▶ _Work to be completed_:
Leave out the pictures and repeat the data exactly.

▶ _Dataset extract_:
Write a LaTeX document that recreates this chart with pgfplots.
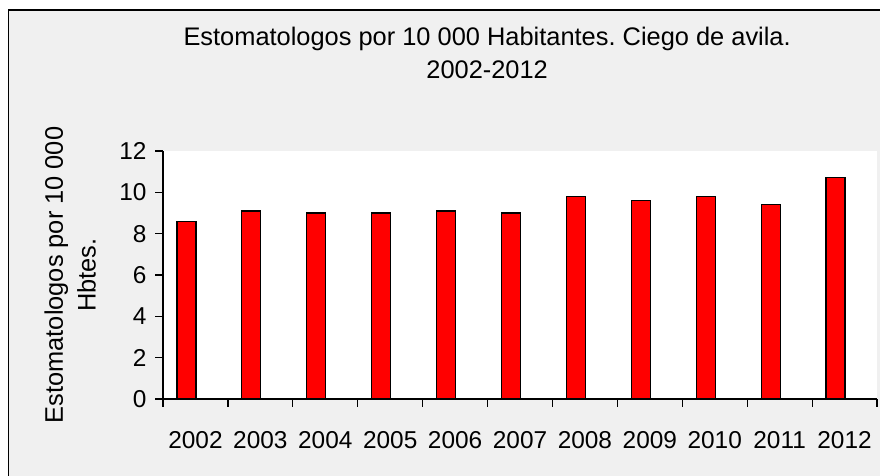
\documentclass[border=0pt]{standalone}
\usepackage{pgfplots}
\pgfplotsset{compat=1.18}
\usepackage{fontspec}
\setmainfont{Liberation Sans}
\frenchspacing
\definecolor{bggrey}{RGB}{240,240,240}
\definecolor{barred}{RGB}{255,0,0}
\newcommand{\chfont}{\fontsize{24.5}{33}\selectfont}
\newcommand{\lbfont}{\fontsize{25.5}{33}\selectfont}
\begin{document}
\begin{tikzpicture}[x=1bp,y=1bp]
\useasboundingbox (0,0) rectangle (880,476);
\clip (0,0) rectangle (880,476);
\fill[white] (0,0) rectangle (880,476);
\filldraw[fill=bggrey, draw=black, line width=1.5bp] (8.5,-20) rectangle (900,466);
\begin{axis}[
  at={(163bp,77bp)}, anchor=south west,
  width=714bp, height=248bp, scale only axis,
  xmin=-0.5, xmax=10.5, ymin=0, ymax=12,
  axis x line*=bottom, axis y line*=left,
  axis line style={line width=1.5bp, black},
  axis background/.style={fill=white},
  ytick={0,2,...,12},
  yticklabel style={xshift=-5bp},
  xtick={-0.5,0.5,...,10.5},
  xticklabels={},
  extra x ticks={0,1,...,10},
  extra x tick labels={2002,2003,2004,2005,2006,2007,2008,2009,2010,2011,2012},
  extra x tick style={major tick length=0pt, xticklabel style={yshift=-29bp}},
  tick align=outside,
  major tick length=8bp,
  tick style={line width=1.2bp, black},
  /pgf/number format/assume math mode=true,
  tick label style={font=\chfont},
  ylabel={Estomatologos por 10 000\\Hbtes.},
  ylabel style={font=\lbfont, align=center, at={(axis description cs:-0.130,0.5)}, anchor=center},
  title={Estomatologos por 10 000 Habitantes. Ciego de avila.\\2002-2012},
  title style={font=\lbfont, align=center, at={(axis description cs:0.454,1)}, anchor=north, yshift=121bp},
]
\addplot[ybar, bar width=19bp, bar shift=-9bp, fill=barred, draw=black, line width=1.2bp]
  coordinates {(0,8.6) (1,9.1) (2,9.0) (3,9.0) (4,9.1) (5,9.0) (6,9.8) (7,9.6) (8,9.8) (9,9.4) (10,10.7)};
\end{axis}
\end{tikzpicture}
\end{document}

▶ _Task result_:
Write a LaTeX document that recreates this chart with pgfplots.
\documentclass[border=0pt]{standalone}
\usepackage{pgfplots}
\pgfplotsset{compat=1.18}
\usepackage{fontspec}
\setmainfont{Liberation Sans}
\frenchspacing
\definecolor{bggrey}{RGB}{240,240,240}
\definecolor{barred}{RGB}{255,0,0}
\newcommand{\chfont}{\fontsize{24.5}{33}\selectfont}
\newcommand{\lbfont}{\fontsize{25.5}{33}\selectfont}
\begin{document}
\begin{tikzpicture}[x=1bp,y=1bp]
\useasboundingbox (0,0) rectangle (880,476);
\clip (0,0) rectangle (880,476);
\fill[white] (0,0) rectangle (880,476);
\filldraw[fill=bggrey, draw=black, line width=1.5bp] (8.5,-20) rectangle (900,466);
\begin{axis}[
  at={(163bp,77bp)}, anchor=south west,
  width=714bp, height=248bp, scale only axis,
  xmin=-0.5, xmax=10.5, ymin=0, ymax=12,
  axis x line*=bottom, axis y line*=left,
  axis line style={line width=1.5bp, black},
  axis background/.style={fill=white},
  ytick={0,2,...,12},
  yticklabel style={xshift=-5bp},
  xtick={-0.5,0.5,...,10.5},
  xticklabels={},
  extra x ticks={0,1,...,10},
  extra x tick labels={2002,2003,2004,2005,2006,2007,2008,2009,2010,2011,2012},
  extra x tick style={major tick length=0pt, xticklabel style={yshift=-29bp}},
  tick align=outside,
  major tick length=8bp,
  tick style={line width=1.2bp, black},
  /pgf/number format/assume math mode=true,
  tick label style={font=\chfont},
  ylabel={Estomatologos por 10 000\\Hbtes.},
  ylabel style={font=\lbfont, align=center, at={(axis description cs:-0.130,0.5)}, anchor=center},
  title={Estomatologos por 10 000 Habitantes. Ciego de avila.\\2002-2012},
  title style={font=\lbfont, align=center, at={(axis description cs:0.454,1)}, anchor=north, yshift=121bp},
]
\addplot[ybar, bar width=19bp, bar shift=-9bp, fill=barred, draw=black, line width=1.2bp]
  coordinates {(0,8.6) (1,9.1) (2,9.0) (3,9.0) (4,9.1) (5,9.0) (6,9.8) (7,9.6) (8,9.8) (9,9.4) (10,10.7)};
\end{axis}
\end{tikzpicture}
\end{document}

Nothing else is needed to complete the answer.